Now for each product, I have forecasts coming out from 8 different models. Currently I use MAPE as a parameter to decide which forecast is the best. But sometimes I get a forecast which is a complete straight line and still has the least MAPE. These kinds of forecasts(straight line ones) don't really help me in making any decision. I also want the forecasts to capture seasonality which models like forced seasonal ARIMA do. But when I'm looking at the results of all the 3000 products, I do not have a perfect metric in place to see whether the output with best MAPE captures seasonality or not.
Is there a parameter which I can use, which can try to quantify the seasonality and MAPE together in the output and help me make a better decision of choosing the most appropriate model?
An example: I am forecasting for products (weekly, for 52 weeks) for, e.g., sales. I need to know how many will I sell each week. But if I get a flat line as my best output, I would not know exactly how much will I sell each week. This will stop me from estimating accurately how much space is required to keep these products. But if the 2nd best model, that has a little higher MAPE, but captures seasonality, then it enables me to decide that, okay, I need 'x' shelves to keep these products.
So these kind of small decisions, are more accurate if the seasonality is captured in the output. So I need to find a middle ground somewhere, a combination of some sort of MAPE and seasonality or any other metric which can help in deciding such things.
 A: Sometimes a flat line is the best forecast. Not everything is seasonal. Random variations can look like seasonality, but the standard tests, e.g., in R's auto.arima(), often do a pretty good job at deciding whether a given time series should be modeled using seasonality or not (however, see below on averaging). If you force seasonality, you may end up overfitting and getting bad forecasts.
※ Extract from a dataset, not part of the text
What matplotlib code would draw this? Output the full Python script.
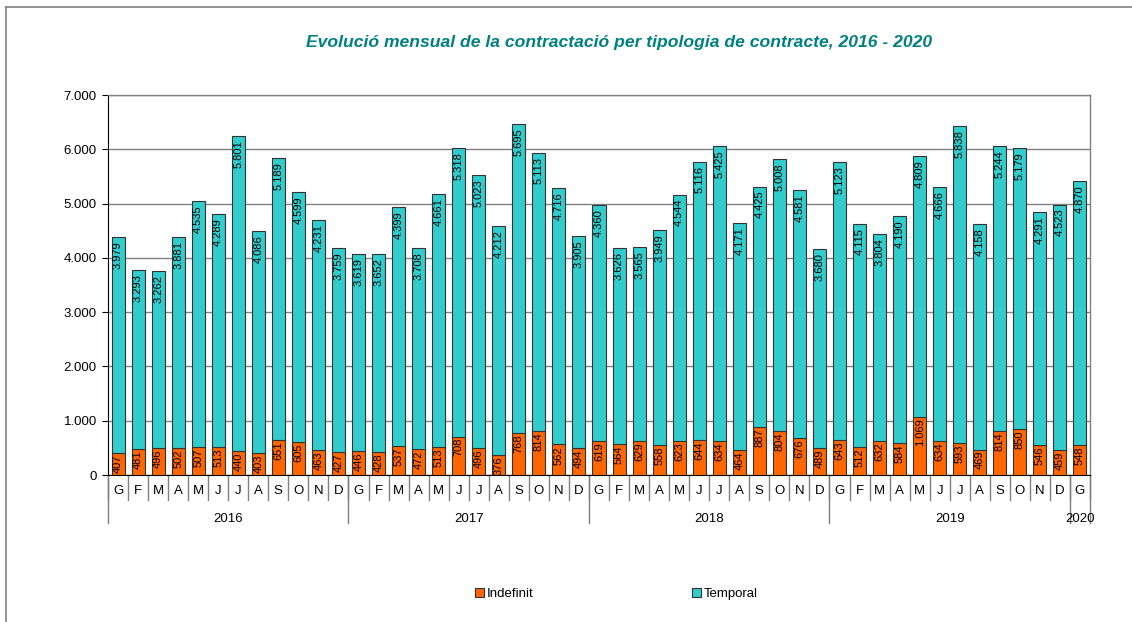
import matplotlib
matplotlib.use("Agg")
import matplotlib.pyplot as plt
import matplotlib.transforms as mtransforms
from matplotlib.lines import Line2D
from matplotlib.patches import Patch
import numpy as np

plt.rcParams['font.family'] = ['Liberation Sans', 'DejaVu Sans']

months = ["G", "F", "M", "A", "M", "J", "J", "A", "S", "O", "N", "D"] * 4 + ["G"]
years = ["2016", "2017", "2018", "2019", "2020"]
year_counts = [12, 12, 12, 12, 1]

indefinit = [407, 481, 496, 502, 507, 513, 440, 403, 651, 605, 463, 427,
             446, 428, 537, 472, 513, 708, 496, 376, 768, 814, 562, 494,
             619, 564, 629, 558, 623, 644, 634, 464, 887, 804, 676, 489,
             643, 512, 632, 584, 1069, 634, 593, 469, 814, 850, 546, 459,
             548]
temporal = [3979, 3293, 3262, 3881, 4535, 4289, 5801, 4086, 5189, 4599, 4231, 3759,
            3619, 3652, 4399, 3708, 4661, 5318, 5023, 4212, 5695, 5113, 4716, 3905,
            4360, 3626, 3565, 3949, 4544, 5116, 5425, 4171, 4425, 5008, 4581, 3680,
            5123, 4115, 3804, 4190, 4809, 4666, 5838, 4158, 5244, 5179, 4291, 4523,
            4870]

yticks = [0, 1000, 2000, 3000, 4000, 5000, 6000, 7000]

C_IND = "#FF6600"
C_TEM = "#33CCCC"
GRAY = "#808080"

def fmt(v):
    return f"{v:,}".replace(",", ".")

fig = plt.figure(figsize=(11.32, 6.22), dpi=100)
ax = fig.add_axes([108 / 1132, 1 - 475 / 622, (1090 - 108) / 1132, (475 - 95) / 622])

x = np.arange(len(indefinit))
w = 0.65
ax.bar(x, indefinit, width=w, color=C_IND, edgecolor="#333333", linewidth=0.8, zorder=3, label="Indefinit")
ax.bar(x, temporal, width=w, bottom=indefinit, color=C_TEM, edgecolor="#333333", linewidth=0.8, zorder=3, label="Temporal")

for xi, a, b in zip(x, indefinit, temporal):
    ax.annotate(fmt(a), (xi, a), xytext=(0, -1), textcoords="offset points",
                rotation=90, ha="center", va="top", fontsize=8, zorder=4)
    ax.annotate(fmt(b), (xi, a + b), xytext=(0, -3), textcoords="offset points",
                rotation=90, ha="center", va="top", fontsize=8, zorder=4)

ax.set_xlim(-0.5, len(x) - 0.5)
ax.set_ylim(0, 7000)
ax.set_yticks(yticks)
ax.set_yticklabels([fmt(v) for v in yticks], fontsize=9.5)
ax.yaxis.grid(True, color=GRAY, linewidth=1.0, zorder=0)
ax.set_axisbelow(True)
for s in ["top", "right"]:
    ax.spines[s].set_color(GRAY)
    ax.spines[s].set_linewidth(1.0)
ax.spines["left"].set_color("black")
ax.spines["bottom"].set_color("black")
ax.tick_params(axis="y", length=4, width=0.8, pad=4)
ax.set_xticks(x)
ax.set_xticklabels(months, fontsize=9.5)
ax.tick_params(axis="x", length=0, pad=7)

trans = mtransforms.blended_transform_factory(ax.transData, ax.transAxes)
for i in range(len(x) + 1):
    ax.add_line(Line2D([i - 0.5, i - 0.5], [0, -0.066], transform=trans, color=GRAY,
                       linewidth=1.0, clip_on=False))
start = 0
for yr, n in zip(years, year_counts):
    ax.add_line(Line2D([start - 0.5, start - 0.5], [0, -0.127], transform=trans, color=GRAY,
                       linewidth=1.0, clip_on=False))
    ax.text(start + (n - 1) / 2, -0.116, yr, transform=trans, ha="center", va="center", fontsize=9.5)
    start += n
ax.add_line(Line2D([start - 0.5, start - 0.5], [0, -0.127], transform=trans, color=GRAY,
                   linewidth=1.0, clip_on=False))

fig.text(0.547, 1 - 43 / 622,
         "Evolució mensual de la contractació per tipologia de contracte, 2016 - 2020",
         ha="center", va="center", fontsize=12.6, fontweight="bold", style="italic", color="#008080")

handles = [Patch(facecolor=C_IND, edgecolor="#333333", linewidth=0.8, label="Indefinit"),
           Patch(facecolor=C_TEM, edgecolor="#333333", linewidth=0.8, label="Temporal")]
fig.legend(handles=handles, loc="center", bbox_to_anchor=(0.5446, 1 - 594 / 622), ncol=2,
           frameon=False, fontsize=9.5, handlelength=0.7, handleheight=0.7, handletextpad=0.2,
           columnspacing=12.0, borderpad=0, borderaxespad=0)

fig.add_artist(Line2D([6 / 1132, 6 / 1132], [0, 1 - 7 / 622], transform=fig.transFigure, color=GRAY, linewidth=1.2))
fig.add_artist(Line2D([6 / 1132, 1], [1 - 7 / 622, 1 - 7 / 622], transform=fig.transFigure, color=GRAY, linewidth=1.2))

fig.savefig("out.png", dpi=100)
To assess forecasting accuracy, use a holdout sample: keep your last 10 or 20 observations out of the training sample. Fit your eight models to the remaining observations, and forecast them out into the holdout sample. Check which model has the lowest Mean Absolute Deviation. Then refit this model on the whole sample and use it to forecast.
You may also want to look at taking all eight forecasts for a given time series and average them in each forecast time bucket. Averages of forecasts very often outperform selecting a "best" method. This is a common finding in the forecasting literature (see here and the references given there).